THERE IS NO WAY THAT GOAT’S HEAD SOUP IS BETTER THAN TATTOO YOU.
And so! Here is the correct Top 10 Stones albums you should have on vinyl. [EDIT: I only consider officially released studio and live albums, so not Hot Rocks or greatest hits were considered.]
- Exile On Main Street — perfect
- Tattoo You — first side rocks, second side rolls; and the cover is much better than “Goat’s Head” or “Blue”
- Beggar’s Banquet — a bit overrated, but so cohesive; art-wise I prefer the plain “white album cover” — perfect for 1968 — to the toilet graffiti one
- Some Girls — how do you spell “shadoobay”?
- Let It Bleed — slightly penalized for inferior studio recording of “Midnight Rambler”

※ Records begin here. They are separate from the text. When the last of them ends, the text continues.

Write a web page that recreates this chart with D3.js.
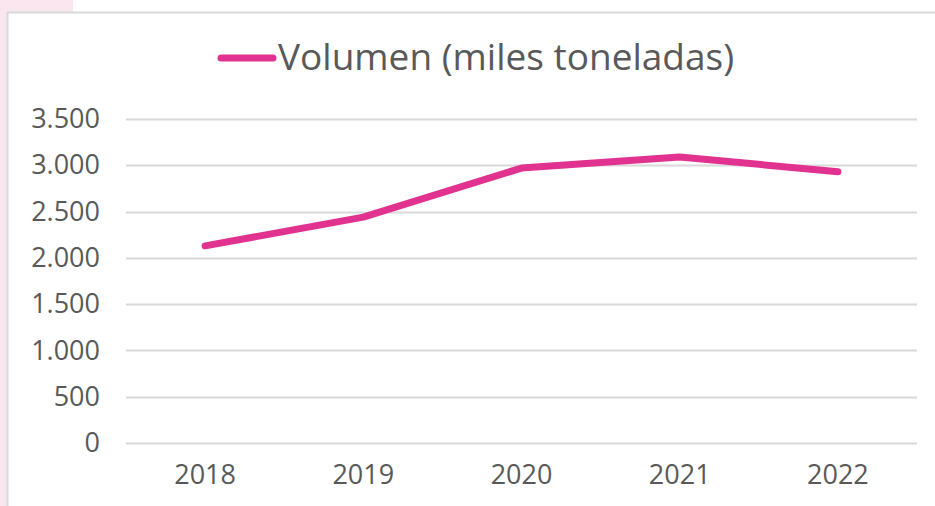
<!DOCTYPE html>
<html>
<head>
<meta charset="utf-8">
<script src="https://cdn.jsdelivr.net/npm/d3@7"></script>
<style>
  html, body { margin: 0; padding: 0; background: #fff; }
  svg { display: block; font-family: "Open Sans", "Noto Sans", sans-serif; }
</style>
</head>
<body>
<svg id="chart"></svg>
<script>
const years = ['2018', '2019', '2020', '2021', '2022'];
const volumen = [2130, 2440, 2970, 3090, 2930];
const yTicks = [0, 500, 1000, 1500, 2000, 2500, 3000, 3500];
const seriesName = 'Volumen (miles toneladas)';

const width = 935;
const height = 506;
const margin = { top: 119, right: 18, bottom: 63, left: 126 };
const pink = '#e2328f';
const textColor = '#595959';

const svg = d3.select('#chart').attr('width', width).attr('height', height);

// pink page background peeking out behind the chart frame
svg.append('rect').attr('x', 0).attr('y', 0).attr('width', 7).attr('height', height).attr('fill', '#fbe6ef');
svg.append('rect').attr('x', 0).attr('y', 0).attr('width', 73).attr('height', 12).attr('fill', '#fbe6ef');
svg.append('path')
  .attr('d', `M7.5,${height} V12.5 H${width}`)
  .attr('fill', 'none')
  .attr('stroke', '#d9d9d9')
  .attr('stroke-width', 2);

const xScale = d3.scaleBand()
  .domain(years)
  .range([margin.left, width - margin.right]);

const yScale = d3.scaleLinear()
  .domain([0, 3500])
  .range([height - margin.bottom, margin.top]);

// gridlines
svg.append('g')
  .selectAll('line')
  .data(yTicks)
  .join('line')
  .attr('x1', margin.left)
  .attr('x2', width - margin.right)
  .attr('y1', d => Math.round(yScale(d)) + 0.5)
  .attr('y2', d => Math.round(yScale(d)) + 0.5)
  .attr('stroke', '#d9d9d9')
  .attr('stroke-width', 2);

const fmt = d => d3.format(',')(d).replace(/,/g, '.');

const styleAxis = g => {
  g.attr('font-family', null).attr('font-size', null);
  g.select('.domain').remove();
  g.selectAll('text').attr('fill', textColor).attr('font-size', 27);
};

const axisy = d3.axisLeft(yScale).tickValues(yTicks).tickFormat(fmt).tickSize(0).tickPadding(26);
svg.append('g')
  .attr('transform', `translate(${margin.left},0)`)
  .call(axisy)
  .call(styleAxis);

const axisx = d3.axisBottom(xScale).tickSize(0).tickPadding(22);
svg.append('g')
  .attr('transform', `translate(0,${height - margin.bottom})`)
  .call(axisx)
  .call(styleAxis);

const line = d3.line()
  .x((d, i) => xScale(years[i]) + xScale.bandwidth() / 2)
  .y(d => yScale(d));

svg.append('path')
  .datum(volumen)
  .attr('fill', 'none')
  .attr('stroke', pink)
  .attr('stroke-width', 7)
  .attr('stroke-linejoin', 'round')
  .attr('stroke-linecap', 'round')
  .attr('d', line);

// legend
const legend = svg.append('g').attr('transform', 'translate(218,58)');
legend.append('line')
  .attr('x1', 3).attr('x2', 55)
  .attr('stroke', pink).attr('stroke-width', 7).attr('stroke-linecap', 'round');
legend.append('text')
  .attr('x', 60)
  .attr('y', 12)
  .attr('fill', textColor)
  .attr('font-size', 37)
  .text(seriesName);
</script>
</body>
</html>
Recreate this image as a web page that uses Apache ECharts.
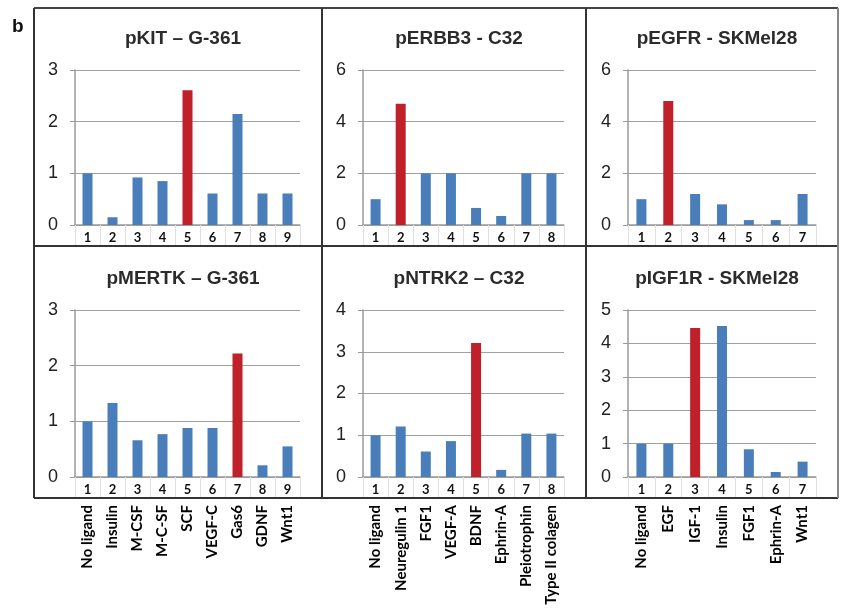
<!DOCTYPE html>
<html><head><meta charset="utf-8">
<script src="https://cdn.jsdelivr.net/npm/echarts@6/dist/echarts.min.js"></script>
<style>html,body{margin:0;padding:0;background:#fff}#c{width:843px;height:612px}</style>
</head><body><div id="c"></div>
<script>
const titles = ['pKIT – G-361','pERBB3 - C32','pEGFR - SKMel28','pMERTK – G-361','pNTRK2 – C32','pIGF1R - SKMel28'];
const numCats1 = ['1','2','3','4','5','6','7','8','9'];
const numCats2 = ['1','2','3','4','5','6','7','8'];
const numCats3 = ['1','2','3','4','5','6','7'];
const names1 = ['No ligand','Insulin','M-CSF','M-C-SF','SCF','VEGF-C','Gas6','GDNF','Wnt1'];
const names2 = ['No ligand','Neuregulin 1','FGF1','VEGF-A','BDNF','Ephrin-A','Pleiotrophin','Type II colagen'];
const names3 = ['No ligand','EGF','IGF-1','Insulin','FGF1','Ephrin-A','Wnt1'];
const vKIT   = [1.0,0.15,0.92,0.85,2.61,0.61,2.15,0.61,0.61];
const vERBB3 = [1.0,4.69,2.0,2.0,0.66,0.35,2.0,2.0];
const vEGFR  = [1.0,4.8,1.2,0.8,0.19,0.19,1.2];
const vMERTK = [1.0,1.33,0.66,0.77,0.88,0.88,2.22,0.21,0.55];
const vNTRK2 = [1.0,1.21,0.61,0.86,3.21,0.17,1.04,1.04];
const vIGF1R = [1.0,1.0,4.46,4.52,0.83,0.15,0.46];
const highlight = [4,1,1,6,4,2];
const yMax = [3,6,6,3,4,5];
const yInterval = [1,2,2,1,1,1];

const values = [vKIT,vERBB3,vEGFR,vMERTK,vNTRK2,vIGF1R];
const cats = [numCats1,numCats2,numCats3,numCats1,numCats2,numCats3];
const names = [names1,names2,names3];

const BLUE = '#4a7ebb', RED = '#c0202a';
const grids = [
  {left:75, width:225, top:70, height:155},
  {left:363, width:201, top:70, height:155},
  {left:628, width:188, top:70, height:155},
  {left:75, width:225, top:310, height:167},
  {left:363, width:201, top:310, height:167},
  {left:628, width:188, top:310, height:167}
];
const titleX = [178,454,712,178,454,712];
const titleY = [24,24,24,264,264,264];

const chart = echarts.init(document.getElementById('c'), null, {renderer:'canvas'});
const xAxis = [], yAxis = [], series = [], title = [];
for (let i=0;i<6;i++){
  title.push({text:titles[i], left:titleX[i], top:titleY[i], textAlign:'center',
    textStyle:{fontFamily:'Liberation Sans, Arial', fontWeight:'bold', fontSize:19, color:'#2b2b2b'}});
  xAxis.push({type:'category', gridIndex:i, data:cats[i],
    axisLine:{lineStyle:{color:'#9a9a9a', width:1.5}},
    axisTick:{show:true, length:20, lineStyle:{color:'#e0e0e0'}},
    axisLabel:{margin:6, fontFamily:'Lato', fontWeight:'bold', fontSize:13, color:'#111'}});
  yAxis.push({type:'value', gridIndex:i, min:0, max:yMax[i], interval:yInterval[i],
    axisLine:{show:true, lineStyle:{color:'#9a9a9a', width:1.5}},
    axisTick:{show:true, length:5, lineStyle:{color:'#9a9a9a'}},
    splitLine:{lineStyle:{color:'#a0a0a0', width:1}},
    axisLabel:{margin:17, fontFamily:'Liberation Sans, Arial', fontSize:18, color:'#222'}});
  series.push({type:'bar', xAxisIndex:i, yAxisIndex:i, barWidth:10,
    data: values[i].map((v,k)=>({value:v, itemStyle:{color: k===highlight[i]?RED:BLUE}})),
    silent:true, animation:false});
}
for (let j=0;j<3;j++){
  xAxis.push({type:'category', gridIndex:3+j, data:names[j], position:'bottom',
    axisLine:{show:false}, axisTick:{show:false},
    axisLabel:{rotate:90, margin:28, interval:0, fontFamily:'Lato', fontWeight:'bold', fontSize:15, color:'#000'}});
}
const L = (x1,y1,x2,y2,c)=>({type:'line', shape:{x1,y1,x2,y2}, style:{stroke:c||'#333', lineWidth:2}, silent:true});
const graphic = [
  L(34,8,838,8,'#444'), L(34,246,838,246), L(34,498,838,498),
  L(34,8,34,498), L(322,8,322,498), L(586,8,586,498), L(838,8,838,498,'#888'),
  {type:'text', left:12, top:17, style:{text:'b', font:'bold 19px Liberation Sans, Arial', fill:'#111'}}
];
chart.setOption({animation:false, title, grid:grids, xAxis, yAxis, series, graphic});
</script>
</body></html>
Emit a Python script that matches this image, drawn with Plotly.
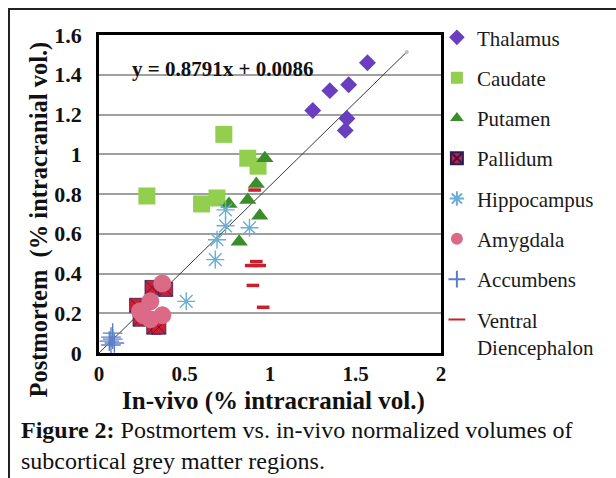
import plotly.graph_objects as go

# ---- data ----
thalamus_x = [1.57, 1.46, 1.35, 1.25, 1.45, 1.44]
thalamus_y = [1.46, 1.35, 1.32, 1.22, 1.18, 1.12]

caudate_x = [0.73, 0.87, 0.93, 0.28, 0.60, 0.69]
caudate_y = [1.10, 0.98, 0.94, 0.79, 0.75, 0.78]

putamen_x = [0.97, 0.92, 0.87, 0.76, 0.94, 0.82]
putamen_y = [0.98, 0.85, 0.77, 0.75, 0.69, 0.56]

pallidum_x = [0.31, 0.39, 0.22, 0.24, 0.32, 0.35]
pallidum_y = [0.33, 0.32, 0.24, 0.17, 0.13, 0.13]

hippocampus_x = [0.74, 0.74, 0.88, 0.69, 0.68, 0.51]
hippocampus_y = [0.72, 0.64, 0.63, 0.57, 0.47, 0.26]

amygdala_x = [0.37, 0.30, 0.24, 0.37, 0.26, 0.30]
amygdala_y = [0.35, 0.26, 0.21, 0.19, 0.19, 0.17]

accumbens_x = [0.08, 0.07, 0.06, 0.09, 0.07, 0.08]
accumbens_y = [0.10, 0.08, 0.06, 0.05, 0.04, 0.07]

ventral_x = [0.91, 0.92, 0.89, 0.94, 0.90, 0.96]
ventral_y = [0.82, 0.46, 0.44, 0.44, 0.34, 0.23]

trend_x = [0.0, 1.8]
trend_y = [0.0, 1.515]
trend_label = "y = 0.8791x + 0.0086"

x_ticks = [0, 0.5, 1, 1.5, 2]
y_ticks = [0, 0.2, 0.4, 0.6, 0.8, 1.0, 1.2, 1.4, 1.6]

SERIF = "Liberation Serif, Times New Roman, serif"

fig = go.Figure()

# trend line
fig.add_trace(go.Scatter(x=trend_x, y=trend_y, mode="lines", line=dict(color="#3a3a3a", width=1),
                         showlegend=False, hoverinfo="skip"))
fig.add_trace(go.Scatter(x=trend_x[1:], y=trend_y[1:], mode="markers",
                         marker=dict(symbol="circle", size=4, color="#b8bdd8"),
                         showlegend=False, hoverinfo="skip"))

series = [
    ("Thalamus", thalamus_x, thalamus_y, dict(symbol="diamond", size=13, color="#6a3fbf")),
    ("Caudate", caudate_x, caudate_y, dict(symbol="square", size=17, color="#92cf4f")),
    ("Putamen", putamen_x, putamen_y, dict(symbol="triangle-up", size=15, color="#3a8e2a")),
    ("Pallidum", pallidum_x, pallidum_y, dict(symbol="square-x", size=14, color="#cf1f30",
                                               line=dict(color="#2a1f5a", width=0.8))),
    ("Hippocampus", hippocampus_x, hippocampus_y, dict(symbol="asterisk-open", size=15,
                                                        color="#6aaed4",
                                                        line=dict(color="#6aaed4", width=1.4))),
    ("Amygdala", amygdala_x, amygdala_y, dict(symbol="circle", size=18, color="#da6a86")),
    ("Accumbens", accumbens_x, accumbens_y, dict(symbol="cross-thin-open", size=14,
                                                  color="#5b7fc7",
                                                  line=dict(color="#5b7fc7", width=1.4))),
    ("Ventral<br>Diencephalon", ventral_x, ventral_y, dict(symbol="line-ew-open", size=9,
                                                            color="#c8202f",
                                                            line=dict(color="#c8202f", width=3.5))),
]

for i, (name, xs, ys, mk) in enumerate(series):
    fig.add_trace(go.Scatter(x=xs, y=ys, mode="markers", name=name, marker=mk,
                             legendgroup=f"g{i}"))

fig.update_layout(
    width=616, height=478,
    margin=dict(l=99, r=175, t=35, b=125),
    paper_bgcolor="white", plot_bgcolor="white",
    font=dict(family=SERIF, color="#111"),
    showlegend=True,
    legend=dict(x=0.988, xanchor="left", y=1.056, yanchor="top",
                font=dict(family=SERIF, size=21, color="#1a1a1a"),
                itemsizing="constant", itemwidth=30, tracegroupgap=10,
                traceorder="grouped", valign="top", bgcolor="rgba(0,0,0,0)",
                maxheight=460),
    xaxis=dict(range=[0, 2], tickvals=x_ticks, showgrid=False, zeroline=False,
               showline=True, mirror=True, linecolor="black", linewidth=2.5,
               ticks="", ticklen=0, tickfont=dict(family=SERIF, size=21, color="#111", weight="bold"),
               ticklabelstandoff=0),
    yaxis=dict(range=[0, 1.6], tickvals=y_ticks, showgrid=True, gridcolor="#a0a0a0",
               gridwidth=1.5, zeroline=False, showline=True, mirror=True,
               linecolor="black", linewidth=2.5, ticks="", ticklen=0,
               tickfont=dict(family=SERIF, size=22, color="#111", weight="bold"),
               ticklabelstandoff=10),
)

# equation label
fig.add_annotation(x=0.72, y=1.43, xref="x", yref="y", text="<b>" + trend_label + "</b>",
                   showarrow=False, font=dict(family=SERIF, size=21, color="#111"))

# axis titles
fig.add_annotation(x=-0.175, y=0.42, xref="paper", yref="paper", textangle=-90,
                   xanchor="center", yanchor="middle",
                   text="<b>Postmortem\u00a0\u00a0(% intracranial vol.)</b>", showarrow=False,
                   font=dict(family=SERIF, size=24.5, color="#111"))
fig.add_annotation(x=0.509, y=-0.15, xref="paper", yref="paper",
                   xanchor="center", yanchor="middle",
                   text="<b>In-vivo (% intracranial vol.)</b>", showarrow=False,
                   font=dict(family=SERIF, size=25, color="#111"))

# caption
fig.add_annotation(x=-0.234, y=-0.29, xref="paper", yref="paper", xanchor="left", yanchor="middle",
                   align="left",
                   text="<b>Figure 2:</b> Postmortem vs. in-vivo normalized volumes of<br>subcortical grey matter regions.",
                   showarrow=False, font=dict(family=SERIF, size=24, color="#111"))

# outer frame (left and top edges; the rest runs off the page)
fig.add_annotation(x=-0.266, y=1.085, xref="paper", yref="paper", xanchor="left", yanchor="top",
                   text="", showarrow=False, width=700, height=600,
                   bordercolor="#222", borderwidth=2, borderpad=0)

fig.write_html("out.html", config={"displayModeBar": False},
               post_script="document.body.style.margin='0px';document.body.style.overflow='hidden';")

- Sticky Fingers — despite “Moonlight Mile,” the zipper cover is worst of the big four from ’68 to ’72
- England’s Newest Hit Makers — it’s their first, and they were bursting with energy
- Aftermath — a bit reluctantly, apologies goes out to 1964′s Now
- Get Your Ya-Ya’s Out — goddammit, it’s here for “Midnight Rambler” and the Charlie-jumping-with-a-mule cover
- Their Satanic Majesties Request — yes I did! sure, it’s pretty bad, but it’s fascinating how FAR they’d go with the psychedelic thing (several clicks past Sgt Pepper’s), plus the 3D cover is all-time — and face it, the full-sized artwork is an added appeal of going for a vinyl version; plus they even let Bill Wyman sing a song on this one
These are not my favorite Stones albums (I prefer several to “Ya-Ya’s” and “Aftermath”), but ones the best to get on vinyl. I write this because it’s true and you deserve nothing less.
* I have only heard Blue and Lonesome via Spotify. Call me a 2000 Man.